■ Directions for this task ■
All lines in which the word "script" occurs are to be extracted.

================================

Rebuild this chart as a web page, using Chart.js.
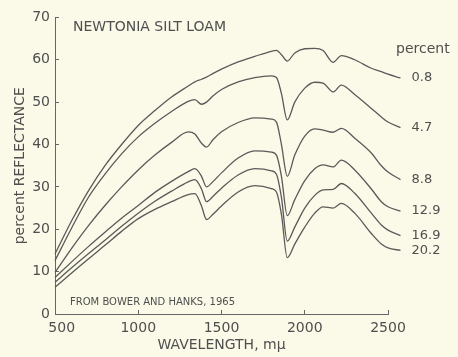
<!DOCTYPE html>
<html>
<head>
<meta charset="utf-8">
<script src="https://cdn.jsdelivr.net/npm/chart.js@4.4.1/dist/chart.umd.min.js"></script>
<style>
  html, body { margin: 0; padding: 0; background: #fbf9e7; }
  canvas { display: block; }
</style>
</head>
<body>
<canvas id="myChart" width="458" height="357"></canvas>
<script>
// wavelength (m\u03bc) and reflectance (%)
let wavelengths = [500, 600, 700, 800, 900, 1000, 1100, 1200, 1300, 1340, 1380, 1410, 1450, 1500, 1600, 1700,
                   1800, 1830, 1860, 1895, 1940, 2000, 2060, 2110, 2170, 2220, 2300, 2400, 2460, 2500, 2575];
let moisture = ['0.8', '4.7', '8.8', '12.9', '16.9', '20.2'];

let refl1 = [14.2, 22, 29, 35, 40, 44.5, 48, 51.2, 53.8, 54.8, 55.4, 55.9, 56.8, 57.8, 59.5, 60.8,
             62, 62.2, 61.2, 59.7, 61.6, 62.6, 62.7, 62.2, 59.4, 61, 60, 58, 57.2, 56.6, 55.7];
let refl2 = [12.6, 20.3, 27.5, 33, 37.8, 41.8, 45, 47.8, 50.2, 50.6, 49.5, 50, 51.5, 53, 54.8, 55.8,
             56.2, 55.8, 52, 45.8, 50, 53.3, 54.7, 54.5, 52.4, 54, 51.8, 48.5, 46.5, 45.3, 44];
let refl3 = [9.8, 15.5, 20.8, 25.6, 30, 34, 37.5, 40.5, 43, 42.5, 40.3, 39.4, 41.2, 43, 45.2, 46.3,
             46, 45.3, 40, 32.5, 37.5, 42, 43.7, 43.4, 42.9, 43.8, 41.5, 38, 35, 33.5, 31.7];
let refl4 = [8.6, 12.3, 15.9, 19.3, 22.6, 25.6, 28.7, 31.3, 33.6, 34.3, 32.5, 30, 31.3, 33.3, 36.8, 38.5,
             38.2, 37.5, 32.5, 23.2, 27, 31.5, 34.3, 35.2, 34.7, 36.3, 34, 29.5, 26.5, 25.3, 24.3];
let refl5 = [7.5, 10.9, 14.2, 17.4, 20.7, 23.8, 26.6, 29, 31.2, 31.7, 29.5, 26.5, 27.8, 29.7, 32.8, 34.3,
             33.8, 33, 27.5, 17.2, 20.5, 25, 28, 29.3, 29.4, 30.8, 28.5, 23.8, 21, 19.8, 18.5];
let refl6 = [6.3, 9.7, 13, 16.2, 19.5, 22.5, 24.7, 26.5, 28.2, 28.4, 25.5, 22.3, 23.6, 25.5, 28.8, 30.3,
             29.6, 28.8, 23.5, 13.3, 16.5, 20.5, 23.8, 25.3, 25, 26.1, 23.8, 19, 16.5, 15.6, 15];
let series = [refl1, refl2, refl3, refl4, refl5, refl6];

let ink = '#4f4f4f';
let fontFamily = '"DejaVu Sans", sans-serif';

let texts = {
    id: 'texts',
    afterDatasetsDraw(chart) {
        let ctx = chart.ctx;
        let xs = chart.scales.x, ys = chart.scales.y;
        ctx.save();
        ctx.fillStyle = ink;
        ctx.textBaseline = 'middle';
        ctx.font = '14px ' + fontFamily;
        ctx.fillText('NEWTONIA SILT LOAM', 73, 27);
        ctx.fillText('percent', 396, 49);
        ctx.font = '13px ' + fontFamily;
        series.forEach((s, i) => {
            let last = s.length - 1;
            ctx.fillText(moisture[i], xs.getPixelForValue(wavelengths[last]) + 11, ys.getPixelForValue(s[last]));
        });
        ctx.font = '10px ' + fontFamily;
        ctx.fillText('FROM BOWER AND HANKS, 1965', 70, 302);
        ctx.restore();
    }
};

let myChart = document.getElementById('myChart').getContext('2d');

let chart = new Chart(myChart, {
    type: 'line',
    data: {
        datasets: series.map((s, i) => ({
            label: moisture[i],
            data: wavelengths.map((w, j) => ({x: w, y: s[j]})),
            borderColor: '#5a5a5a',
            borderWidth: 1.3,
            pointRadius: 0,
            fill: false,
            cubicInterpolationMode: 'monotone',
            clip: false
        }))
    },
    options: {
        responsive: false,
        animation: false,
        layout: {
            padding: {top: 14, right: 70, left: 0, bottom: 0}
        },
        plugins: {
            legend: {display: false},
            tooltip: {enabled: false}
        },
        scales: {
            x: {
                type: 'linear',
                afterDataLimits: s => { s.min = 500; s.max = 2500; },
                afterFit: s => { s.height = 43; },
                grid: {drawOnChartArea: false, tickLength: -4, color: '#666'},
                border: {color: '#666', width: 1},
                ticks: {
                    stepSize: 500,
                    padding: 10,
                    color: ink,
                    font: {family: fontFamily, size: 14},
                    // the first label sits a little right of the corner
                    callback: v => v === 500 ? '   500' : String(v)
                },
                title: {
                    display: true,
                    text: 'WAVELENGTH, m\u03bc',
                    color: ink,
                    font: {family: fontFamily, size: 14},
                    padding: {top: 0, bottom: 3}
                }
            },
            y: {
                min: 0,
                max: 70,
                afterFit: s => { s.width = 55; },
                grid: {drawOnChartArea: false, tickLength: -4, color: '#666'},
                border: {color: '#666', width: 1},
                ticks: {stepSize: 10, padding: 9, color: ink, font: {family: fontFamily, size: 14}},
                title: {
                    display: true,
                    text: 'percent REFLECTANCE',
                    color: ink,
                    font: {family: fontFamily, size: 14},
                    padding: {top: 12, bottom: 0}
                }
            }
        }
    },
    plugins: [texts]
});
</script>
</body>
</html>
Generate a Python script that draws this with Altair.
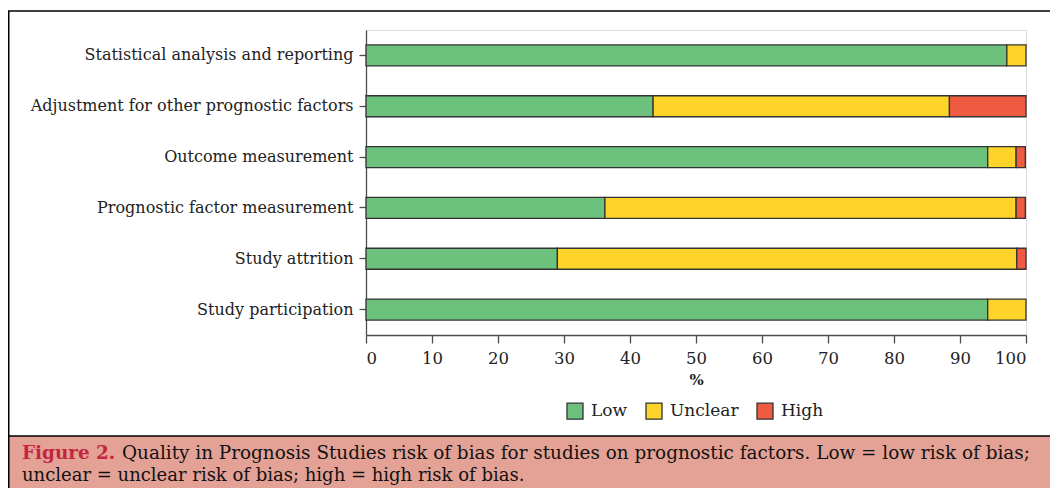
import altair as alt
import pandas as pd

# ---- data ----
categories = [
    "Statistical analysis and reporting",
    "Adjustment for other prognostic factors",
    "Outcome measurement",
    "Prognostic factor measurement",
    "Study attrition",
    "Study participation",
]
low = [97.1, 43.5, 94.2, 36.2, 29.0, 94.2]
unclear = [2.9, 44.9, 4.3, 62.3, 69.6, 5.8]
high = [0.0, 11.6, 1.4, 1.4, 1.4, 0.0]
levels = ["Low", "Unclear", "High"]
colors = ["#6cc27c", "#ffd42a", "#ef5b40"]
x_ticks = [0, 10, 20, 30, 40, 50, 60, 70, 80, 90, 100]
x_title = "%"
caption_label = "Figure 2."
caption_line1 = ("Quality in Prognosis Studies risk of bias for studies on prognostic "
                 "factors. Low = low risk of bias;")
caption_line2 = "unclear = unclear risk of bias; high = high risk of bias."

FONT = "DejaVu Serif"
AXC = "#4d4d4d"
TXT = "#222222"

rows = []
for i, c in enumerate(categories):
    for k, (lvl, vals) in enumerate(zip(levels, [low, unclear, high])):
        if vals[i] > 0:
            rows.append({"item": c, "level": lvl, "ord": k, "pct": vals[i]})
df = pd.DataFrame(rows)

bars = alt.Chart(df).mark_bar(stroke="#333333", strokeWidth=1.3).encode(
    y=alt.Y("item:N", sort=categories,
            scale=alt.Scale(paddingInner=0.587, paddingOuter=0.2935),
            axis=alt.Axis(title=None, domainColor=AXC, domainWidth=1.3,
                          tickColor=AXC, tickWidth=1.3, tickSize=7,
                          labelFont=FONT, labelFontSize=16, labelColor=TXT,
                          labelPadding=6, labelLimit=0)),
    x=alt.X("pct:Q", stack="zero",
            scale=alt.Scale(domain=[0, 100], nice=False, zero=True),
            axis=alt.Axis(values=x_ticks, title=x_title, grid=False,
                          domainColor=AXC, domainWidth=1.3,
                          tickColor=AXC, tickWidth=1.3, tickSize=8,
                          labelFont=FONT, labelFontSize=16.5, labelColor=TXT,
                          labelPadding=7, titleFont=FONT, titleFontSize=15,
                          titleFontWeight="bold", titleColor=TXT, titlePadding=6)),
    color=alt.Color("level:N", sort=levels,
                    scale=alt.Scale(domain=levels, range=colors),
                    legend=alt.Legend(title=None, orient="none", legendX=200, legendY=372,
                                      direction="horizontal", symbolType="square",
                                      symbolSize=256, symbolStrokeColor="#333333",
                                      symbolStrokeWidth=1.3, labelFont=FONT,
                                      labelFontSize=17, labelColor=TXT, labelOffset=7,
                                      columnPadding=15)),
    order=alt.Order("ord:Q", sort="ascending"),
)

one = pd.DataFrame({"k": [0]})

frame = alt.Chart(one).mark_rect(filled=False, stroke="#000000", strokeWidth=1.5).encode(
    x=alt.value(-357.25), x2=alt.value(720), y=alt.value(-19), y2=alt.value(520))

cap_bg = alt.Chart(one).mark_rect(fill="#e4a195", stroke="#000000", strokeWidth=1.5).encode(
    x=alt.value(-357.25), x2=alt.value(720), y=alt.value(406), y2=alt.value(520))

t_label = alt.Chart(pd.DataFrame({"t": [caption_label]})).mark_text(
    align="left", baseline="middle", font=FONT, fontSize=18.4, fontWeight="bold",
    color="#c4263f").encode(x=alt.value(-344), y=alt.value(423), text="t:N")

t_line1 = alt.Chart(pd.DataFrame({"t": [caption_line1]})).mark_text(
    align="left", baseline="middle", font=FONT, fontSize=18.4,
    color="#111111").encode(x=alt.value(-244), y=alt.value(423), text="t:N")

t_line2 = alt.Chart(pd.DataFrame({"t": [caption_line2]})).mark_text(
    align="left", baseline="middle", font=FONT, fontSize=18,
    color="#111111").encode(x=alt.value(-344), y=alt.value(446), text="t:N")

chart = alt.layer(frame, cap_bg, bars, t_label, t_line1, t_line2).properties(
    width=660, height=305,
    padding={"left": 358, "top": 22, "right": 24, "bottom": 153},
    autosize=alt.AutoSizeParams(type="none"),
).configure_view(stroke=None).configure(background="white")

chart.save("out.html", embed_options={"renderer": "svg", "actions": False})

================================

■ In response ■
<script src="https://cdn.jsdelivr.net/npm/chart.js@4.4.1/dist/chart.umd.min.js"></script>
<script>
</script>
Generate a Python script that draws this with Altair.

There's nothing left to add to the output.